The worst week in 2023 for stocks and bonds saw investors coming to the grips with the idea that the Federal Reserve may indeed have to keep rates higher for longer as it wages a war against inflation.

Wall Street has ramped up bets on the Fed’s peak rate to around 5.2%, from under 5% earlier this month, amid a barrage of hawkish remarks from US officials that followed a hot jobs print. And that’s not all. Traders who had been positioning for the central bank to hike only once more — in March — are suddenly being confronted with wagers on at least three more increases.

That’s why Tuesday’s consumer price index is seen as a litmus test for the Fed’s ability to thwart inflation amid the most-aggressive tightening cycle in decades. Core CPI will either point to the need to push further into restrictive territory or reflect the progress policymakers have made toward securing the anchor of inflation expectations, said Ian Lyngen at BMO Capital Markets.

“The new year’s bullishness has quickly faded as investors recalibrated forward expectations in the wake of the employment report,” Lyngen added. “As it presently stands, investors are biased for an upside surprise versus the consensus for core-CPI of +0.4% on a monthly basis.”

The S&P 500 rose 0.2% Friday. Weakness in tech stocks pulled the Nasdaq composite down 0.6% while the Dow closed 0.5% higher.

Treasury 10-year yields climbed to around 3.75%. Interest-rate options activity Friday included a large, apparently new position that will profit if the rate reaches 4% within a week’s time. The rise in yields weighed heavily on the tech space, with the Nasdaq 100 underperforming major gauges. The S&P 500 ended with a small gain Friday — but posted its worst week since December.

“It’s healthy to have these corrections along the way,” said Alec Young, chief investment strategist at MAPsignals. “Expectations are much more realistic about the Fed.”

After an indiscriminate risk rally that defied Fed hawkishness, sober-minded traders are upping their hedging game at long last.

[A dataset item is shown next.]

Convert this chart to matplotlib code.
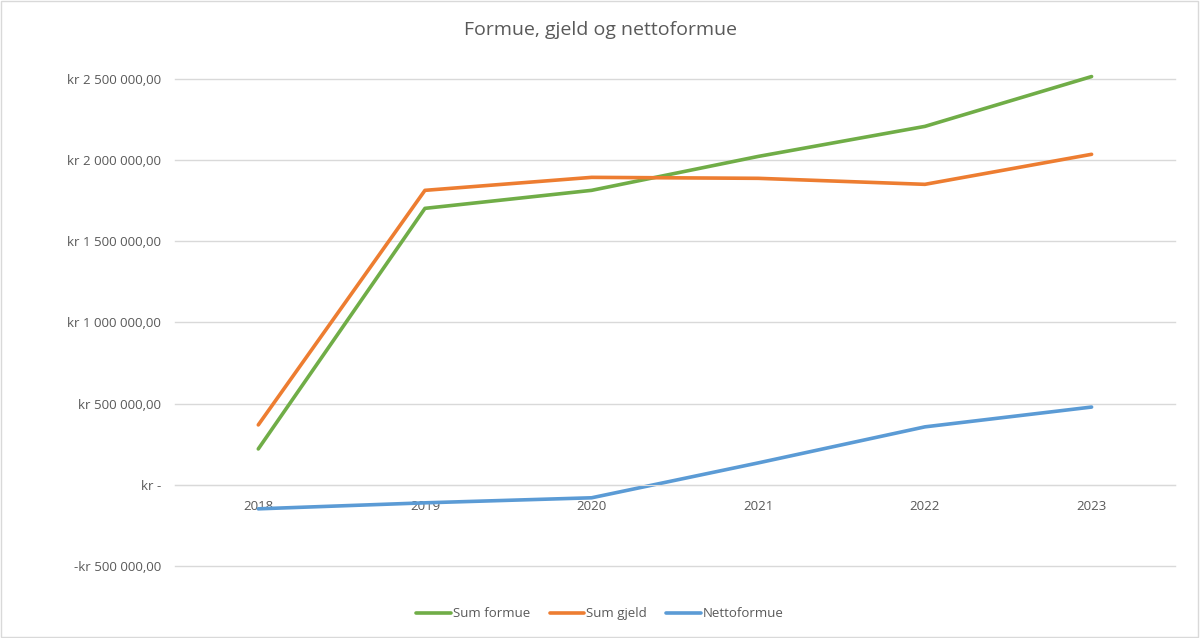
import numpy as np
from matplotlib import pyplot as plt
from matplotlib.ticker import FuncFormatter
from matplotlib.patches import Rectangle

years = ['2018', '2019', '2020', '2021', '2022', '2023']
sum_formue = [221000, 1703000, 1814000, 2023000, 2208000, 2515000]
sum_gjeld = [369000, 1814000, 1894000, 1888000, 1851000, 2036000]
nettoformue = [-148000, -111000, -80000, 135000, 357000, 479000]

plt.rcParams['font.family'] = ['Open Sans', 'DejaVu Sans']
text_col = '#595959'
grid_col = '#D9D9D9'


def kr_fmt(v, pos=None):
    if abs(v) < 1:
        return 'kr -'
    s = '{:,.2f}'.format(abs(v)).replace(',', ' ').replace('.', ',')
    return ('-kr ' if v < 0 else 'kr ') + s


fig = plt.figure(figsize=(12, 6.38), dpi=100)
ax = fig.add_axes([0.1458, 0.1129, 0.8333, 0.7633])

x = np.arange(len(years))
for ys, c, lab in [(sum_formue, '#70AD47', 'Sum formue'),
                   (sum_gjeld, '#ED7D31', 'Sum gjeld'),
                   (nettoformue, '#5B9BD5', 'Nettoformue')]:
    ax.plot(x, ys, color=c, lw=2.6, label=lab, solid_capstyle='round', clip_on=False)

ax.set_xlim(-0.5, 5.5)
ax.set_ylim(-500000, 2500000)
ax.set_yticks(np.arange(-500000, 2500001, 500000))
ax.yaxis.set_major_formatter(FuncFormatter(kr_fmt))
ax.grid(axis='y', color=grid_col, lw=1)
for gl in ax.get_ygridlines():
    gl.set_clip_on(False)
ax.set_axisbelow(True)

ax.set_xticks(x)
ax.set_xticklabels(years)
ax.spines['bottom'].set_position(('data', 0))
ax.spines['bottom'].set_color(grid_col)
for s in ['top', 'right', 'left']:
    ax.spines[s].set_visible(False)
ax.tick_params(axis='both', length=0, colors=text_col, labelsize=9.5)
ax.tick_params(axis='x', pad=11)
ax.tick_params(axis='y', pad=10)

fig.text(0.5, 0.953, 'Formue, gjeld og nettoformue', ha='center', va='center',
         fontsize=14, color=text_col)

leg = fig.legend(loc='center', bbox_to_anchor=(0.5, 0.038), ncol=3, frameon=False,
                 fontsize=9.5, handlelength=2.6, handletextpad=0.15, columnspacing=1.5)
for t in leg.get_texts():
    t.set_color(text_col)

fig.patches.append(Rectangle((0.001, 0.001), 0.997, 0.997, transform=fig.transFigure,
                             fill=False, edgecolor=grid_col, lw=1))

plt.savefig('out.png', dpi=100)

The cost of contracts protecting against a 10% decline in the largest exchange-traded fund tracking the S&P 500 is now 1.7 times more than options that profit from a 10% rally. This so-called put-to-call skew is hovering at the highest level since August 2022, when a two-month rally abruptly reversed.Meantime, global equity funds had outflows of $7.4 billion in the week through Feb. 8, according to a Bank of America note that cited EPFR Global data. Cash funds also saw redemptions at $10.1 billion, while $7.4 billion entered bonds.

In corporate news, Lyft tumbled the most on record after forecasting dramatically lower profits than expected and saying it will cut prices in an attempt to attract and keep customers. Expedia Group executives gave an optimistic outlook for travel demand in the current quarter, reassuring investors after the company’s fourth-quarter results were weaker than expected.

America’s largest banks are unlikely to return share buybacks to prior levels anytime soon given tougher-than-usual Fed stress tests, according to Wells Fargo analyst Mike Mayo. The assumptions in this year’s test, published by the Fed on Thursday, “seem tougher, and they are made so as the economy nears a recession,” he said.

Traders also kept an eye on the latest geopolitical developments.

President Joe Biden ordered the Pentagon to shoot down an object spotted at 40,000 feet over Alaska less than a week after fighter jets targeted an alleged Chinese surveillance balloon that had crossed the US and provoked a national uproar.

Elsewhere, oil gained as Russia plans to cut its oil output by 500,000 barrels a day next month, following through on a threat to retaliate against western energy sanctions and sending oil prices sharply higher.

The yen strengthened as much as 1.4% against the dollar after news reports that Kazuo Ueda would be picked to become the Bank of Japan’s next governor. Investors initially interpreted the decision as likely a hawkish choice. Those gains were trimmed after Ueda spoke to reporters and said the BOJ’s stimulus should stay in place.

“Why do we care? Because the BOJ is locked into ultra-dovish policy,” said Chris Low at FHN Financial. “It is the only major central bank fighting to keep inflation high rather than trying to lower it. Now we’ll have to see how long he sticks to the old policy.”